One of the most popular and common recipes in the Greek cuisine combines a seasonal vegetable and rice, cooked with herbs and olive oil. This can be made with eggplant (melitzanoryzo) or tomato (tomatoryzo), both typical summer dishes. In winter we enjoy a prasoryzo (with leek) or lachanoryzo (cabbage with carrot and celery), whereas in spring an aromatic hortoryzo with wild greens and herbs, or a delicious zucchini flower rice is more common. Spanakoryzo, or spinach rice, is the most widely known outside of Greece, and over here it’s a staple dish made almost year-round. During autumn and winter I like to keep it plain and lemony but during spring I add fresh tomato, as it sweetens the dish up and lends a summery aroma to the final product.
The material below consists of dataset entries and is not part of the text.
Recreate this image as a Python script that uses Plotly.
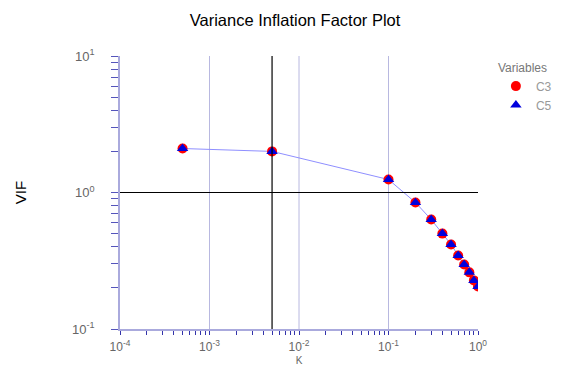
import plotly.graph_objects as go

k_values = [0.0005, 0.005, 0.1, 0.2, 0.3, 0.4, 0.5, 0.6, 0.7, 0.8, 0.9, 1.0]
vif_c3 = [2.10, 2.00, 1.245, 0.845, 0.634, 0.50, 0.416, 0.346, 0.297, 0.26, 0.227, 0.205]
vif_c5 = [2.10, 2.00, 1.245, 0.845, 0.634, 0.50, 0.416, 0.346, 0.297, 0.26, 0.227, 0.205]
chosen_k = 0.005
x_decades = [-4, -3, -2, -1, 0]
x_decade_labels = ["10<sup>-4</sup>", "10<sup>-3</sup>", "10<sup>-2</sup>", "10<sup>-1</sup>", "10<sup>0</sup>"]
y_decades = [-1, 0, 1]
y_decade_labels = ["10<sup>-1</sup>", "10<sup>0</sup>", "10<sup>1</sup>"]
grid_k = [1e-3, 1e-2, 1e-1]


def log_ticks(decades, labels):
    vals, texts = [], []
    for i, d in enumerate(decades):
        vals.append(10.0 ** d)
        texts.append(labels[i])
        if i < len(decades) - 1:
            for m in range(2, 10):
                vals.append(m * 10.0 ** d)
                texts.append("")
    return vals, texts


xt_vals, xt_text = log_ticks(x_decades, x_decade_labels)
yt_vals, yt_text = log_ticks(y_decades, y_decade_labels)

font = "Liberation Sans, Arial, sans-serif"
fig = go.Figure()
fig.add_trace(go.Scatter(x=k_values, y=vif_c5, mode="lines", line=dict(color="#8f8fff", width=1),
                         showlegend=False, hoverinfo="skip"))
fig.add_trace(go.Scatter(x=k_values, y=vif_c3, mode="markers", name="C3",
                         marker=dict(symbol="circle", size=10, color="red")))
fig.add_trace(go.Scatter(x=k_values, y=vif_c5, mode="markers", name="C5",
                         marker=dict(symbol="triangle-up", size=10, color="#0000dd")))

for g in grid_k:
    fig.add_shape(type="line", xref="x", yref="paper", x0=g, x1=g, y0=0, y1=1,
                  line=dict(color="#b8b8e0", width=1), layer="below")
fig.add_shape(type="line", xref="x", yref="paper", x0=chosen_k, x1=chosen_k, y0=0, y1=1,
              line=dict(color="black", width=1.2))
fig.add_shape(type="line", xref="paper", yref="y", x0=0, x1=1, y0=1, y1=1,
              line=dict(color="black", width=1.2))

fig.update_layout(
    width=562, height=366,
    margin=dict(l=120, r=84, t=56, b=37, autoexpand=False),
    paper_bgcolor="white", plot_bgcolor="white",
    font=dict(family=font, color="#666666", size=13),
    title=dict(text="Variance Inflation Factor Plot", x=0.525, xanchor="center", y=0.96,
               font=dict(family=font, size=16.5, color="black")),
    xaxis=dict(type="log", range=[-4, 0], tickvals=xt_vals, ticktext=xt_text, tickangle=0,
               showgrid=False, showline=True, linecolor="#aaaadd", linewidth=1.5,
               ticks="outside", ticklen=4, tickcolor="#3333aa", ticklabelstandoff=2,
               tickfont=dict(size=12),
               zeroline=False, automargin=False,
               title=dict(text="K", font=dict(size=10, color="#666666"), standoff=13)),
    yaxis=dict(type="log", range=[-1, 1], tickvals=yt_vals, ticktext=yt_text,
               showgrid=False, showline=True, linecolor="#aaaadd", linewidth=1.5,
               ticks="outside", ticklen=7, tickcolor="#5555bb",
               zeroline=False, ticklabelstandoff=14, automargin=False,
               title=dict(text="VIF", font=dict(size=15, color="black"), standoff=42)),
    legend=dict(x=1.05, y=1.0, xanchor="left", yanchor="top",
                title=dict(text="Variables", font=dict(color="#777777", size=12)),
                font=dict(color="#999999", size=12), bgcolor="rgba(0,0,0,0)",
                itemwidth=30, tracegroupgap=0),
)

fig.write_html("out.html")
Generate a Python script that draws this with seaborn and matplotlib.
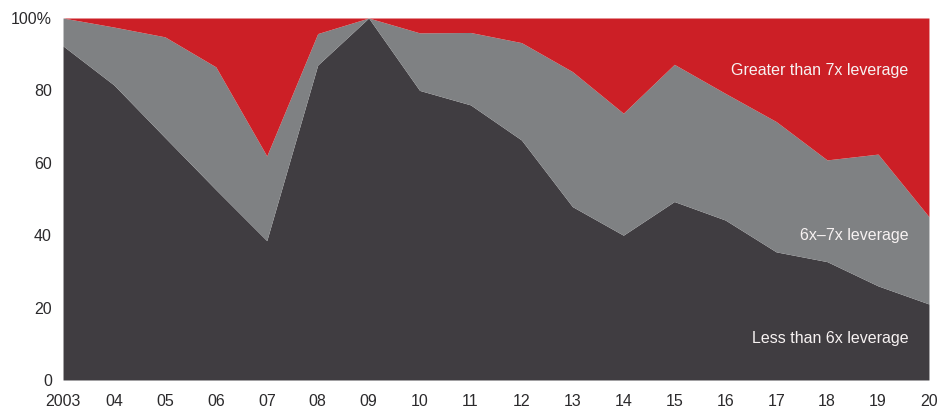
import matplotlib
matplotlib.use("Agg")
import matplotlib.pyplot as plt
import numpy as np
import seaborn as sns

# share of deals by leverage bucket, %
years = list(range(2003, 2021))
year_labels = ["2003"] + ["%02d" % (y % 100) for y in years[1:]]
less_6x = [92.3, 81.5, 67, 52.6, 38.5, 87, 100, 80, 76, 66.3, 47.9, 40, 49.3, 44.2, 35.4, 32.7, 26, 21]
up_to_7x = [100, 97.5, 94.8, 86.5, 61.9, 95.7, 100, 95.9, 96, 93.2, 85.2, 73.7, 87.2, 79.2, 71.4, 60.8, 62.4, 45.1]
mid_6_7x = [t - b for t, b in zip(up_to_7x, less_6x)]
over_7x = [100 - t for t in up_to_7x]

series_names = ["Less than 6x leverage", "6x\u20137x leverage", "Greater than 7x leverage"]
colors = ["#403d41", "#7f8183", "#cc1f26"]

sns.set_theme(style="white")
plt.rcParams['font.family'] = ['Liberation Sans', 'DejaVu Sans']

fig = plt.figure(figsize=(9.52, 4.12), dpi=100)
ax = fig.add_axes([0.0662, 0.0777, 0.9096, 0.8786])
ax.stackplot(years, less_6x, mid_6_7x, over_7x, colors=colors, linewidth=0)

ax.set_xlim(2003, 2020)
ax.set_ylim(0, 100)
ax.set_xticks(years)
ax.set_xticklabels(year_labels)
ax.set_yticks([0, 20, 40, 60, 80, 100])
ax.set_yticklabels(["0", "20", "40", "60", "80", "100%"])
ax.tick_params(axis="x", length=0, pad=10, labelsize=11.5, colors="#2b2a2c")
ax.tick_params(axis="y", length=0, pad=8, labelsize=11.5, colors="#2b2a2c")
sns.despine(ax=ax, left=True, bottom=True)

# in-area labels
lab_pos = [(2019.6, 11.5), (2019.6, 40), (2019.6, 85.5)]
for name, (x, y) in zip(series_names, lab_pos):
    ax.text(x, y, name, color="#f7f2f2", fontsize=11.5, ha="right", va="center")

fig.savefig("out.png", dpi=100)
1 kg fresh spinach, washed well and cleaned from stems (do not use baby spinach for this recipe)
1 onion, chopped
7-8 spring onions, chopped
1 spring garlic (or one clove of garlic), chopped
3 tbsp olive oil + ¼ cup
75 gr long grain white rice (nihaki in Greek) or a risotto rice
1 medium ripe tomato, peeled and grated
200 ml hot water
Salt and pepper
3 tbsp fresh dill, chopped
Lemon juice to serve (optional)

You can roughly chop the spinach, but I like to keep it as whole as possible so that it doesn’t overcook or melt.

In a large saucepan put 3 tbsp olive oil and sauté onions and garlic at medium heat. Add the spinach (in batches if all cannot fit) and stir. Add the tomato, sprinkle with rice and stir again. Add the hot water, salt and pepper, half cover with lid and simmer at low heat for about 15-20 minutes until the rice is done. Add in the dill and the rest of the olive oil and stir. Serve with fresh lemon juice and enjoy it with a chunk of good feta on the side and fresh bread.